Monday, December 28, 2015

Kaggle Titanic tutorial on www.dataquest.io

Today I started to do Kaggle Titanic tutorial on Dataquest. As usual, I decide to play with code and change some parameters in library functions. In 10 step they use Kfold method from sklearn.cross_validation library.
They use it in the example with Shuffle = False and this gives the result 78%. When I change parameter to Shuffle = True I received 100% and when I increased parameter n_folds to 4 I received 22% 
I understood that something is going wrong and actually this is quite scary because I made it on the small dataset, received obviously wrong results and can do nothing about that. So I decided to solve this problem.

Here is code from this part:

import numpy as np

# The predictions are in three separate numpy arrays.  Concatenate them into one.  
# We concatenate them on axis 0, as they only have one axis.
predictions = np.concatenate(predictions, axis=0)

# Map predictions to outcomes (only possible outcomes are 1 and 0)
predictions[predictions > .5] = 1
predictions[predictions <=.5] = 0
accuracy = sum(predictions[predictions == titanic["Survived"]]) / len(predictions)

I kill on this about 5 hours (
The trick was in this part

accuracy = sum(predictions[predictions == titanic["Survived"]]) / len(predictions)

This code predictions == titanic["Survived"] return an array with True and False and when you pass this result to array predictions you receive values from 0 and 1 rows.

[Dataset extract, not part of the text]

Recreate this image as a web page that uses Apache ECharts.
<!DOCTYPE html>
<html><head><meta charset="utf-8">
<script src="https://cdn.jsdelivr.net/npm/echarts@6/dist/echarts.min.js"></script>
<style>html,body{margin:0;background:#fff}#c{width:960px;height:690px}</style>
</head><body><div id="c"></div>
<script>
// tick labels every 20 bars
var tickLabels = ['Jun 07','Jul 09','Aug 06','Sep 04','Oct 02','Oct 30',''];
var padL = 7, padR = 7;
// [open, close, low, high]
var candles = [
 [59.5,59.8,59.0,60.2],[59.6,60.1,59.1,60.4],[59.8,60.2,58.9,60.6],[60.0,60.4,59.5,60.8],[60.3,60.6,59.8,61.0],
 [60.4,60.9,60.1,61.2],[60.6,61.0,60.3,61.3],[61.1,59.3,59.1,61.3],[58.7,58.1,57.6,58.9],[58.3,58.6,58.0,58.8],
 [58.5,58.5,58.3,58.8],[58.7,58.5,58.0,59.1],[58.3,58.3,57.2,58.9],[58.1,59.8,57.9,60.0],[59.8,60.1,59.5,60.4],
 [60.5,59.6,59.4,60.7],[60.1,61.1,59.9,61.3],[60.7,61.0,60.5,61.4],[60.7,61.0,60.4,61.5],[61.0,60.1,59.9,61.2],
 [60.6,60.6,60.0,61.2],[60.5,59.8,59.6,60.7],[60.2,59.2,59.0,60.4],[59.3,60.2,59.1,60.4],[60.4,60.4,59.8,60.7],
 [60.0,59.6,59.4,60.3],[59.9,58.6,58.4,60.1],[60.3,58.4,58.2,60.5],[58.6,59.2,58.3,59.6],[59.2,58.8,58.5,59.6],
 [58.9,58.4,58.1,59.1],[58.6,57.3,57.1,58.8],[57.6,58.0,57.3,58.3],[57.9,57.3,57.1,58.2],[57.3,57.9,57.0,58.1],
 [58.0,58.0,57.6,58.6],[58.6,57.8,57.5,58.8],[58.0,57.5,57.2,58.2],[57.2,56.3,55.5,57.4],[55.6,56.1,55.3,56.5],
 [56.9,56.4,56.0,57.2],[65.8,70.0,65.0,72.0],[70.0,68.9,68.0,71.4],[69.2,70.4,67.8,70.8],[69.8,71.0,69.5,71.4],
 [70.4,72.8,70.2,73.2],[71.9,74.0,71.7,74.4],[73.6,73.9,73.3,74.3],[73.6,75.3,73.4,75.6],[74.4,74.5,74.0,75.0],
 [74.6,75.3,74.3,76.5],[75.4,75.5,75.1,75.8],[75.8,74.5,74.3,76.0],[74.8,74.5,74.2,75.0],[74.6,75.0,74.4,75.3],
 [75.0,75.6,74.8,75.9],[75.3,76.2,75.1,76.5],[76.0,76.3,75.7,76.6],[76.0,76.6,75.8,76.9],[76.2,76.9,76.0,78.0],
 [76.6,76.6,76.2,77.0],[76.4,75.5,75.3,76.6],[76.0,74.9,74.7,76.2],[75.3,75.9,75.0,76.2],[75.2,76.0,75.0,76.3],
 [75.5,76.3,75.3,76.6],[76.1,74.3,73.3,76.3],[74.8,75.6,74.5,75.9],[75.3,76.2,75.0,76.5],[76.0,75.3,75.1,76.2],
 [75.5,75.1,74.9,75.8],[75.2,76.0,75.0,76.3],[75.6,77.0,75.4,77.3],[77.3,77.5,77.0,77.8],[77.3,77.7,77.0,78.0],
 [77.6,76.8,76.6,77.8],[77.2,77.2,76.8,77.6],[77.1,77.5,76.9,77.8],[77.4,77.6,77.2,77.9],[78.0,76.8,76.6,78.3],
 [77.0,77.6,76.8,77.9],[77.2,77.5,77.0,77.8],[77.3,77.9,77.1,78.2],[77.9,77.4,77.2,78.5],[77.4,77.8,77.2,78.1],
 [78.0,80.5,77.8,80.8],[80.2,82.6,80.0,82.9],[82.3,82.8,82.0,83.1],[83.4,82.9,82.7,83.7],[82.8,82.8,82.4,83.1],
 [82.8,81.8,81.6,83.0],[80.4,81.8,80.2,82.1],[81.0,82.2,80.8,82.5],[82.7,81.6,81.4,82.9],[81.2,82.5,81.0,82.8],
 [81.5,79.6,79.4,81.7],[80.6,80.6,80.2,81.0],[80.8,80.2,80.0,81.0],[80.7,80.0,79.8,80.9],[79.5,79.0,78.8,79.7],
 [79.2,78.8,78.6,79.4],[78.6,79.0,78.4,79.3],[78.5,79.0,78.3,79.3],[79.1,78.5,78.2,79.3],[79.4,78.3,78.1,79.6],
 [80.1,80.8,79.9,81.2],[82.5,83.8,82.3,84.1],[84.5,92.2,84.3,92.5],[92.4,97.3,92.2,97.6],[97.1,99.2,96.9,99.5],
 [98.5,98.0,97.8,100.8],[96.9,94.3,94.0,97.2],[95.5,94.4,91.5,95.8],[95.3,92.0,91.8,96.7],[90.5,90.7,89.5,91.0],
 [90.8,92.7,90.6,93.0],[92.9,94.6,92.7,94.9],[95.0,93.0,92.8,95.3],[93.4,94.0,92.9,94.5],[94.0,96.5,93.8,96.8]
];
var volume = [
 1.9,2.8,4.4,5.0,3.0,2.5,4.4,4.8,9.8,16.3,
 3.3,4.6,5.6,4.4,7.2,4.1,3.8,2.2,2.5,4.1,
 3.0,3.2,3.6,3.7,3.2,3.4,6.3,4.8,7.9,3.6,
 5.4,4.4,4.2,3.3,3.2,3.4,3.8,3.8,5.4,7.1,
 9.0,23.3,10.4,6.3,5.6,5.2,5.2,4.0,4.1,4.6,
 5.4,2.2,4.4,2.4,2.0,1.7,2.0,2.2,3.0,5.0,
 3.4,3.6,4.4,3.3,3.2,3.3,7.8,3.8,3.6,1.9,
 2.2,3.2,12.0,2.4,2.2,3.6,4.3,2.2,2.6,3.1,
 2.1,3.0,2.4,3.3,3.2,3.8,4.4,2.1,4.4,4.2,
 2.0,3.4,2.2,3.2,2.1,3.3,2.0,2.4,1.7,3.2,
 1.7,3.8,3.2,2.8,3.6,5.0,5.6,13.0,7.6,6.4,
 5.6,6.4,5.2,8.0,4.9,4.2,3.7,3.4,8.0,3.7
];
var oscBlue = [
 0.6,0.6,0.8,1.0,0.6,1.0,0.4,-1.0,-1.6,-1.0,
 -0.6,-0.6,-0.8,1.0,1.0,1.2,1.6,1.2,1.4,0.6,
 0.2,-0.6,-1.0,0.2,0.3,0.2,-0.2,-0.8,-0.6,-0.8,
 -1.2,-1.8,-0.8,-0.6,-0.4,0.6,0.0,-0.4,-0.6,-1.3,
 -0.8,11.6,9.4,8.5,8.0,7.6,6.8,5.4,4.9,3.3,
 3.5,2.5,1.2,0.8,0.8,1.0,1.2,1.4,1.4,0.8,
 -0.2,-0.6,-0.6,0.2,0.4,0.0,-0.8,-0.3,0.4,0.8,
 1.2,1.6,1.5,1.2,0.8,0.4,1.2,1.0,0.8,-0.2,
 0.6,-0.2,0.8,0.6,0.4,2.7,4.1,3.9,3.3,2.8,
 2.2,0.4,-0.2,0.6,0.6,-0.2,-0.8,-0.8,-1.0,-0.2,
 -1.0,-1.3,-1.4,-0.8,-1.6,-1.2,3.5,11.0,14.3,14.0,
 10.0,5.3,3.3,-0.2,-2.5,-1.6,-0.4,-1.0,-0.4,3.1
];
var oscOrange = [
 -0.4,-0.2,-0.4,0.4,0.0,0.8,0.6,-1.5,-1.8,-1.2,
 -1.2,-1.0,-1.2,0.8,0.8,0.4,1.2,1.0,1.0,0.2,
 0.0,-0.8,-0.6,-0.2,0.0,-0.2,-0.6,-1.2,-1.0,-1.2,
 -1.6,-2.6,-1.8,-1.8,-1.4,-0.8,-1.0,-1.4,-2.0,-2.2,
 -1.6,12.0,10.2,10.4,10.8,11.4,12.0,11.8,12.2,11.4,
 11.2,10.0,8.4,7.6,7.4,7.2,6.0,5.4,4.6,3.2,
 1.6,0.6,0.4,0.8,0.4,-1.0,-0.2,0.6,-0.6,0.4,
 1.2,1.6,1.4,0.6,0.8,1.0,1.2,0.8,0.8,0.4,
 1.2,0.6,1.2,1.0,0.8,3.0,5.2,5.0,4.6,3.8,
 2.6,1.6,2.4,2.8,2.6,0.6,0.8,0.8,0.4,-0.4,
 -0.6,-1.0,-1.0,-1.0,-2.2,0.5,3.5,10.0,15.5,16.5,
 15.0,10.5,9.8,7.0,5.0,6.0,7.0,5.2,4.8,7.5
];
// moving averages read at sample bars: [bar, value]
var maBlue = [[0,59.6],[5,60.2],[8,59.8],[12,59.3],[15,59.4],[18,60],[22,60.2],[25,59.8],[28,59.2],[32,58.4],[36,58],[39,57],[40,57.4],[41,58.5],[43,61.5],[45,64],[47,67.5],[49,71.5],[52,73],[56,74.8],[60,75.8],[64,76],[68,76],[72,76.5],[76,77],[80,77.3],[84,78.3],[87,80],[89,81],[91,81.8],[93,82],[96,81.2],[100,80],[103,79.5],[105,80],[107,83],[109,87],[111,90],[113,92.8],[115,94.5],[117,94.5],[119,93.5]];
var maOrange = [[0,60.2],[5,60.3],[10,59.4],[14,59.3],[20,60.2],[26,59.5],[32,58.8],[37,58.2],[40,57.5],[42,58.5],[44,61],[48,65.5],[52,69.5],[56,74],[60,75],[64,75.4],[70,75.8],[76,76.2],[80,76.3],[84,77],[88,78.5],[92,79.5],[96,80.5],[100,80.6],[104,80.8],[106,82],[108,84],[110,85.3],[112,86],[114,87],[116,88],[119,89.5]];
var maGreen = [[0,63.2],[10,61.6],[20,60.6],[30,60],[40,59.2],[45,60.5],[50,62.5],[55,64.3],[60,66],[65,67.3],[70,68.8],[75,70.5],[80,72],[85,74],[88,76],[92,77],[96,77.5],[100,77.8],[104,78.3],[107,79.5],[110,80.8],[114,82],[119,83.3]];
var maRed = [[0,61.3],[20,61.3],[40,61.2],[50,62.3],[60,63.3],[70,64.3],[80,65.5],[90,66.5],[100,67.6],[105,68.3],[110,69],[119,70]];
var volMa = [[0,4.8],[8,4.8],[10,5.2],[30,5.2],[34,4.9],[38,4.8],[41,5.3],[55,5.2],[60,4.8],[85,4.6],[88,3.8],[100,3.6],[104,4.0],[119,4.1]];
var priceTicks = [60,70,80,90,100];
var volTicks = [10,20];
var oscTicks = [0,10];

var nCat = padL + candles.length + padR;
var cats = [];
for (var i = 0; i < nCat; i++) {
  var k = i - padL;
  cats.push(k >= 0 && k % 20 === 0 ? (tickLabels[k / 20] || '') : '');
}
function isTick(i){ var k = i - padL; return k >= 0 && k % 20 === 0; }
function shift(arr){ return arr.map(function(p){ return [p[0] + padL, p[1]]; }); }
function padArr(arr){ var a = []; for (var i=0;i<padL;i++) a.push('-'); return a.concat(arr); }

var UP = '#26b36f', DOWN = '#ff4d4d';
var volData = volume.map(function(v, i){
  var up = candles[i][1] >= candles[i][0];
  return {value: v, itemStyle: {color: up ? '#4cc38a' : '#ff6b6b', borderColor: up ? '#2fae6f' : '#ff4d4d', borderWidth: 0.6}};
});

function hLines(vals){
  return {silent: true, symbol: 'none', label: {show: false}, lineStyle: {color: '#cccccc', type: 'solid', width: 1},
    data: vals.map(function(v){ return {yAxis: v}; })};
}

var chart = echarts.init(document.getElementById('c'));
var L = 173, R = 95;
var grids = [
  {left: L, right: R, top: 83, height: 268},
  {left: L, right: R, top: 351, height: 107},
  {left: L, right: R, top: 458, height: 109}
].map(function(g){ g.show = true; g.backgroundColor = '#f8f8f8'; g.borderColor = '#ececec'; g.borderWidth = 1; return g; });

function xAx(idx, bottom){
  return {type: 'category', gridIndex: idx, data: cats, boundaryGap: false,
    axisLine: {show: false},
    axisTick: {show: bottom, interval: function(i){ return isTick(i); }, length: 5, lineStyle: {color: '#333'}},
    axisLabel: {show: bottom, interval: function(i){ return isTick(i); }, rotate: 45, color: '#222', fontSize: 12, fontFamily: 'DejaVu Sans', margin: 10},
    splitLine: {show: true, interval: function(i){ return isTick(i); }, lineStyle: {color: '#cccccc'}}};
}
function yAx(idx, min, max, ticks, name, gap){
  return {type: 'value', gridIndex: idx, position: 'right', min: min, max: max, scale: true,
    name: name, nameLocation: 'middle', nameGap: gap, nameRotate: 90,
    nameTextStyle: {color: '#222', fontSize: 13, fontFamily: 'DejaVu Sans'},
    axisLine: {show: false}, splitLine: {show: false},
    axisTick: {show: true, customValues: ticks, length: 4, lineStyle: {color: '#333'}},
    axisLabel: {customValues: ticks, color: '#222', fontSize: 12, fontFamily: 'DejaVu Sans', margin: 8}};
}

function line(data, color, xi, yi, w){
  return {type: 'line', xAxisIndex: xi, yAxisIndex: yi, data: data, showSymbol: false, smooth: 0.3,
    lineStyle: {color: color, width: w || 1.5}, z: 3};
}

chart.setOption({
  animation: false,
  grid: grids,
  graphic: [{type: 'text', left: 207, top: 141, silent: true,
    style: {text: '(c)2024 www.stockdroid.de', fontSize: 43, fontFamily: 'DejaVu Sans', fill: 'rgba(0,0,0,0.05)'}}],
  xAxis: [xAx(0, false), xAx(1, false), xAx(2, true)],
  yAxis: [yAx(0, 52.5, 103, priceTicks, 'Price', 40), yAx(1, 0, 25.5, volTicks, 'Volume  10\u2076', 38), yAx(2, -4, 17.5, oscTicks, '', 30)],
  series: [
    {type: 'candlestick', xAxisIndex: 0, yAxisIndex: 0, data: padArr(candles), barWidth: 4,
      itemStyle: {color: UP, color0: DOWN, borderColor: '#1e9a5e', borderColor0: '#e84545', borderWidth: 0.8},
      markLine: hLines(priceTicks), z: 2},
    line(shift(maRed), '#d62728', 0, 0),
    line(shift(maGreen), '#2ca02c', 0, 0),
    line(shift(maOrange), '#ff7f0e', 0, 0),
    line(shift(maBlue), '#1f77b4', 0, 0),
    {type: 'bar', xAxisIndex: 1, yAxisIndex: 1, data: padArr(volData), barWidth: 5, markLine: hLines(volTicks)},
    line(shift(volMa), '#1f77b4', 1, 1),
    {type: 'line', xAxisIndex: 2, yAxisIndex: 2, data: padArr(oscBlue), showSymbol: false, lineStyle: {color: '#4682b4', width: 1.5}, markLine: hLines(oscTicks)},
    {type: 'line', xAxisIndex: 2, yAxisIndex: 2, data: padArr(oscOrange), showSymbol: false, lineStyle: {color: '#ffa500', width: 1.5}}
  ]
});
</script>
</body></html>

When you have unshuffled values it works well because in the first position you have Survived = 0 and on the second position you have Survived = 1. But when you made shuffling of values it sometimes leads to Survived = 1 on both positions and, as a result, you receive 100% successful predictions or you have inverted values and then you receive 22% successful predictions.   

Actually, we do not need this wrapper around predictions == titanic["Survived"] because it will be counted even if it boolean. So for correct work of this code we should write this last line of code as:
accuracy = sum(predictions == titanic["Survived"]) / len(predictions)

Tuesday, October 27, 2015

This is very cool course
but it has very detail description of data visualization and very sudden and quick plunge to machine learning. The usual thing for a lot of courses: a slow and very detail explanation of simple things and then a sudden switch to speed and quite superficial explanation of hard topics. 

Maybe it's just because of my lack of math knowledge. Today I gave up and start to listen to statistics lessons of Brandon Foltz and in the middle of his lecture start to seek information about logarithms. 
This is really scary when I saw all this mountain of information and tons of lectures on the Khan.  I know that I shouldn't look too far and compare myself with other people, but this is very difficult to do. There is always some bad thoughts about the reality of my desire to work in machine learning sphere: Am I not too old for this?  Does my lack of math ok for this domain? Is it possible to learn all high-school and undergraduate math in realistic terms?

I have tried to do "beginner" course of Machine Learning. Actually, I have tried it already two times. The first time was some years ago and I gave up after the first hour of lectures. This time was a little better. I did not give up till the fourth week, but after the third week, I realized that I made tasks but didn't understand completely that I did. It was painful after four weeks, but I decided to quit the course till the better understanding of basics of machine learning.
We live in the strange time. I meet some unknown topic and during some minutes I found an information and listen to explanations of professional in this topic. Too difficult: I can find slower explanations, too simple: look for more advanced lectures.

15 years ago if I wanted to learn something about logarithms there is no other way as to go to the shop and buy some book or go to the library. There was no guaranty that book will be cool or at least intelligible to me. Now in some seconds I found 10 different teachers that discuss this topic in different manners and I have an opportunity to choose the best teacher for me.  MIT grad, Duke professor give me the lectures for free and I even don't need to make notes because I can easily repeat these lectures at any time.

People who live now and tell that they have no money for education are just liars. There is only one possible excuse: when one can't decide what he want to learn.